Al principio estaba desconcertada. No sabía qué estaba haciendo allí, en esos lugares desconocidos, con gente también desconocida, buscando los temas adecuados para una charla durante el almuerzo. Vivía en la constante tensión de estar fuera de lugar y de que en cualquier momento alguien me lo echaría en cara. A Pepe Donoso, quien fue mi amigo y confidente en el Wilson Center de Washington, le pasaba lo mismo, lo cual prueba que la costumbre no compensa nada. Con expresión de temor, me decía: “Se van a dar cuenta y nos van a echar a los dos de este castillo a diez cuadras de la Casa Blanca. Créeme, en algún momento se van a dar cuenta de que no pertenecemos”. Yo me reía, porque Donoso ya era una celebridad y estaba protegido por la fama. En cambio, yo podía terminar en la puerta de la institución sin causar problemas diplomáticos ni culturales.

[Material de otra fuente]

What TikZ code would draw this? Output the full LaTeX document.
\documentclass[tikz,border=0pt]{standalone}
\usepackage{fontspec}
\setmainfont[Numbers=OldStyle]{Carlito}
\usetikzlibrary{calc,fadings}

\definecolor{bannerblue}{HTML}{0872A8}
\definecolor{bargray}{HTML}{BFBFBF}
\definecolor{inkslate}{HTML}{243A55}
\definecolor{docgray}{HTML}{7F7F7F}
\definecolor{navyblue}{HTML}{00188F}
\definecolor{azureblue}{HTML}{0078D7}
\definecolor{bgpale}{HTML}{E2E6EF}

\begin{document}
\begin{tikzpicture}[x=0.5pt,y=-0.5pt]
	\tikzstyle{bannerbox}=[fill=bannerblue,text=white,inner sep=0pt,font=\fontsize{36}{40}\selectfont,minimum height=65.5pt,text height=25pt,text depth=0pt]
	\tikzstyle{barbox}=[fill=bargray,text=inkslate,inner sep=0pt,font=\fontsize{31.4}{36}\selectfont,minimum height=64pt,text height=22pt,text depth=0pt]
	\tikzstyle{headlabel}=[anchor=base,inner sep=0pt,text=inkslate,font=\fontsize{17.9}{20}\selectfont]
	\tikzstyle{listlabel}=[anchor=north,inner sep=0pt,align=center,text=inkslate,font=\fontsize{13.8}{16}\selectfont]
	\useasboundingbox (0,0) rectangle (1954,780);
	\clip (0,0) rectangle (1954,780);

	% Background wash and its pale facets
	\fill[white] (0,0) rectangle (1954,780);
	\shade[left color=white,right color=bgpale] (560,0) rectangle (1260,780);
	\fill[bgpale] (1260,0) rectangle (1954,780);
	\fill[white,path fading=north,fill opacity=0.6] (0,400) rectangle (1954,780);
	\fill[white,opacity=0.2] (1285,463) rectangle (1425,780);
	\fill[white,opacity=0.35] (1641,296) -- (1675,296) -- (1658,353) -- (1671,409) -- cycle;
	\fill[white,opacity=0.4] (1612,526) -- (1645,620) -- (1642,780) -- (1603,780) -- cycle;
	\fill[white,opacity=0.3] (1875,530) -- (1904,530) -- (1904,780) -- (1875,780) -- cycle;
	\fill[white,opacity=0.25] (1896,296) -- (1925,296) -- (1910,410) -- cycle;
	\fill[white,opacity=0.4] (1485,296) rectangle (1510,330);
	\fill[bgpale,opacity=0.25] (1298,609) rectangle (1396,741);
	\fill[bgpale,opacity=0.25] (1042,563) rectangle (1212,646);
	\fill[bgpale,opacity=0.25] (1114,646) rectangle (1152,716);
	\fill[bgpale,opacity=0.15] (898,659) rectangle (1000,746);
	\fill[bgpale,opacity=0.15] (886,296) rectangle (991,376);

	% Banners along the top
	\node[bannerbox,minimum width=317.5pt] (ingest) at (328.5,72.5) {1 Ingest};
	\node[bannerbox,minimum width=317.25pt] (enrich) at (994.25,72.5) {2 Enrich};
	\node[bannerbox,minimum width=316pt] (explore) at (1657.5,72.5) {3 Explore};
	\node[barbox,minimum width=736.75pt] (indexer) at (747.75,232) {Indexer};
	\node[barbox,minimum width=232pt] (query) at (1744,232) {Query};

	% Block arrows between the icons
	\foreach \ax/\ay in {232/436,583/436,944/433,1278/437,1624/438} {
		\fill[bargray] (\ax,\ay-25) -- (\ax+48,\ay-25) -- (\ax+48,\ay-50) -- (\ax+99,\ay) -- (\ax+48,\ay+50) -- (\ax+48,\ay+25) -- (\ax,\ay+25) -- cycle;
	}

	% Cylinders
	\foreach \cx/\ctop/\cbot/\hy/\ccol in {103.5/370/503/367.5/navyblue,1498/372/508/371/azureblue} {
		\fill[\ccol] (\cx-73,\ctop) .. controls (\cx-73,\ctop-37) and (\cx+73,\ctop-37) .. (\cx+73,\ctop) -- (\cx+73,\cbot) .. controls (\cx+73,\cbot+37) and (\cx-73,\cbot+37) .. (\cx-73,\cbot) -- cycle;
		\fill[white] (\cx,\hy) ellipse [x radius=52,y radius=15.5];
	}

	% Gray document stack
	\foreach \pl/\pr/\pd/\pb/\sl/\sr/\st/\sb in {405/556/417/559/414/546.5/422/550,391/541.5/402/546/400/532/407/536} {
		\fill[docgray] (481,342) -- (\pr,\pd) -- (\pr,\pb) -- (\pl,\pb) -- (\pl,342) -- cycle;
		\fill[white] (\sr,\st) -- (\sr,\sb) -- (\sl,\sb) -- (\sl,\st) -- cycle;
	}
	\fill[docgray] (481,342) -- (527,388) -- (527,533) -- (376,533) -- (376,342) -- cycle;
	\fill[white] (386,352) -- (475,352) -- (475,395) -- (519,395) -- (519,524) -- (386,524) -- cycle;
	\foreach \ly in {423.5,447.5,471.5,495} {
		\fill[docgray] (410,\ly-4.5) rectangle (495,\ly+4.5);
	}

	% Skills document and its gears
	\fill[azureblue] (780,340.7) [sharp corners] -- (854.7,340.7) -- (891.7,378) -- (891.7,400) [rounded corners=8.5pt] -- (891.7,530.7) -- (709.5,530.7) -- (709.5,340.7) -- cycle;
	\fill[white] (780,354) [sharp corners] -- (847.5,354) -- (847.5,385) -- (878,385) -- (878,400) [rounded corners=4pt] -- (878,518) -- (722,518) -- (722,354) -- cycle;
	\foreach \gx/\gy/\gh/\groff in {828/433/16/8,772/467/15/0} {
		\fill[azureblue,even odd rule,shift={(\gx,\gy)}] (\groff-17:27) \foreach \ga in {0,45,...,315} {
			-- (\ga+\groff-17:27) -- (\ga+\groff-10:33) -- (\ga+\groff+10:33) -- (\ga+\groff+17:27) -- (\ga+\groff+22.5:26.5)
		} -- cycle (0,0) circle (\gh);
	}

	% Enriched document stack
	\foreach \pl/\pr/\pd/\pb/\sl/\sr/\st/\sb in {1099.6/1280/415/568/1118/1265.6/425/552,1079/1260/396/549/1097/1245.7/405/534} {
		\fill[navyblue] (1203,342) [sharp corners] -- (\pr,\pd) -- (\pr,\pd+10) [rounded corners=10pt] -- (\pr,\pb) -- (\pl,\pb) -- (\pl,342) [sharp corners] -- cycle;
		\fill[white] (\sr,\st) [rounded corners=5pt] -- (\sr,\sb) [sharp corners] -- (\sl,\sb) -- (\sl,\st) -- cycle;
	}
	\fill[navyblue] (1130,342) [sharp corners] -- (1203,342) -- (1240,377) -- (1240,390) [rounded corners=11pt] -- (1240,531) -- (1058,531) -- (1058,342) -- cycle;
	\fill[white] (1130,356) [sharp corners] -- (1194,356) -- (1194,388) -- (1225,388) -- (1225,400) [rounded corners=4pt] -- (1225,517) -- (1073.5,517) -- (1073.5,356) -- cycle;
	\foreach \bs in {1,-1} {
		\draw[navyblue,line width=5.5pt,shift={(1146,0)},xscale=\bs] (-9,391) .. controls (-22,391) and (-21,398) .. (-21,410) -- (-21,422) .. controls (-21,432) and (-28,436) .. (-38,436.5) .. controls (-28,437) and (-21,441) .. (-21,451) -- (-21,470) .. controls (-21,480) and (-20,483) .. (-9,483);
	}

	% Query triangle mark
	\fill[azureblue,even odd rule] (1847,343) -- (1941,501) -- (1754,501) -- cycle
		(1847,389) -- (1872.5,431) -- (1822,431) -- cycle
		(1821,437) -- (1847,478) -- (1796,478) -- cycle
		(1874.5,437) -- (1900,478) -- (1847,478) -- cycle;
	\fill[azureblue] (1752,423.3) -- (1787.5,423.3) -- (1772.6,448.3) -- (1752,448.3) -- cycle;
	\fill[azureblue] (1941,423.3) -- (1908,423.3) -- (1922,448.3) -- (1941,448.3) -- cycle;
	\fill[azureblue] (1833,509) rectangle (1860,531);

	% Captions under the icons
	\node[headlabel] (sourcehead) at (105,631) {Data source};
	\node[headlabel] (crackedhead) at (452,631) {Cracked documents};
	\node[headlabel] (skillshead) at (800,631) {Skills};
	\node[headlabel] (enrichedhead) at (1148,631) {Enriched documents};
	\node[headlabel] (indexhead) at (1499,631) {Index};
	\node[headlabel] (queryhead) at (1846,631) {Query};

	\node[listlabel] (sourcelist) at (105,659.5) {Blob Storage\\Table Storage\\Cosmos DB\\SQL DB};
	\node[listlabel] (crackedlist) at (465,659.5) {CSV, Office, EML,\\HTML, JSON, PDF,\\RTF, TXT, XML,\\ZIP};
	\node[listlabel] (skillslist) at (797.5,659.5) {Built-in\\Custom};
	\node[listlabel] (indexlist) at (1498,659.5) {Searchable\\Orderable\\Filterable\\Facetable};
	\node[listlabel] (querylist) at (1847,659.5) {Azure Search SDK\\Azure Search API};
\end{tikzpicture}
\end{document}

Utilizaba el tiempo que tenía en esa oficina del Wilson Center para aumentar mi confusión con la intención de disminuirla. Planeaba regresar a Buenos Aires y dar un giro de 180 grados, como en los años setenta después del golpe de Estado. Quería renunciar a la identidad intelectual que tanto me había costado conseguir. Era un fracaso que algunos creían exitoso. Por eso me invitaban a esas ciudades extranjeras, donde visitaba las bibliotecas y los boliches de jazz. Pagaba con mi presencia en los almuerzos semanales o en las reuniones académicas, donde no terminaba de ubicarme porque, desde el fondo, brotaba una desconfiada inseguridad.

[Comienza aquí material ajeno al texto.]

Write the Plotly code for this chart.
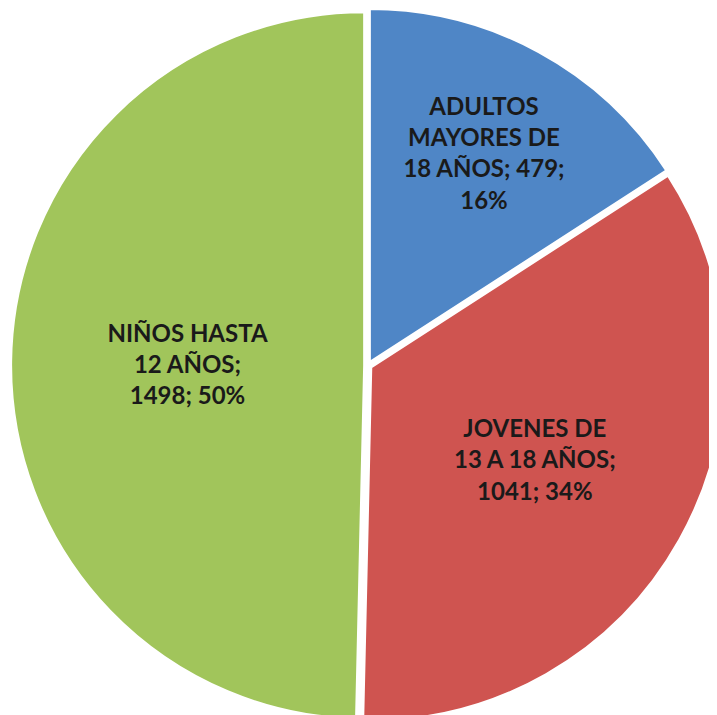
import plotly.graph_objects as go

labels = ["ADULTOS<br>MAYORES DE<br>18 AÑOS", "JOVENES DE<br>13 A 18 AÑOS", "NIÑOS HASTA<br>12 AÑOS"]
values = [479, 1041, 1498]
colors = ["#4F86C6", "#CF5450", "#A1C55B"]
templates = [
    "%{label}; %{value};<br>%{percent:.0%}",
    "%{label};<br>%{value}; %{percent:.0%}",
    "%{label};<br>%{value}; %{percent:.0%}",
]

fig = go.Figure(go.Pie(
    labels=labels,
    values=values,
    sort=False,
    direction="clockwise",
    rotation=0,
    marker=dict(colors=colors, line=dict(color="white", width=2.5)),
    pull=[0.01, 0.01, 0.01],
    texttemplate=templates,
    textposition="inside",
    insidetextorientation="horizontal",
    textfont=dict(family="Lato", size=24, color="#1a1a1a", weight="bold"),
    showlegend=False,
    hoverinfo="label+value+percent",
    domain=dict(x=[0.004, 1.0], y=[0.0, 1.0]),
))

fig.update_layout(
    width=717, height=715,
    margin=dict(l=0, r=0, t=0, b=0),
    paper_bgcolor="white",
    plot_bgcolor="white",
    uniformtext=dict(minsize=24, mode="show"),
)

fig.write_html("out.html")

Aprendí muy tarde a moverme en espacios académicos, a hacer small talk con un vaso en la mano, a no beber demasiado aunque hubiera buen vino y mejor whisky. Richard Morse (que, como me dijo un día, descendía de quienes habían llegado en el barco siguiente al Mayflower y por ende era un miembro de la élite) me enseñó algunas triquiñuelas tranquilizadoras. Una de ellas, en épocas en las que todavía se fumaba en los salones respetables, era aplastar las colillas en el piso sin preocuparse por buscar un cenicero, objeto que ya comenzaba a escasear. Semejante audacia significaba que uno era intocable.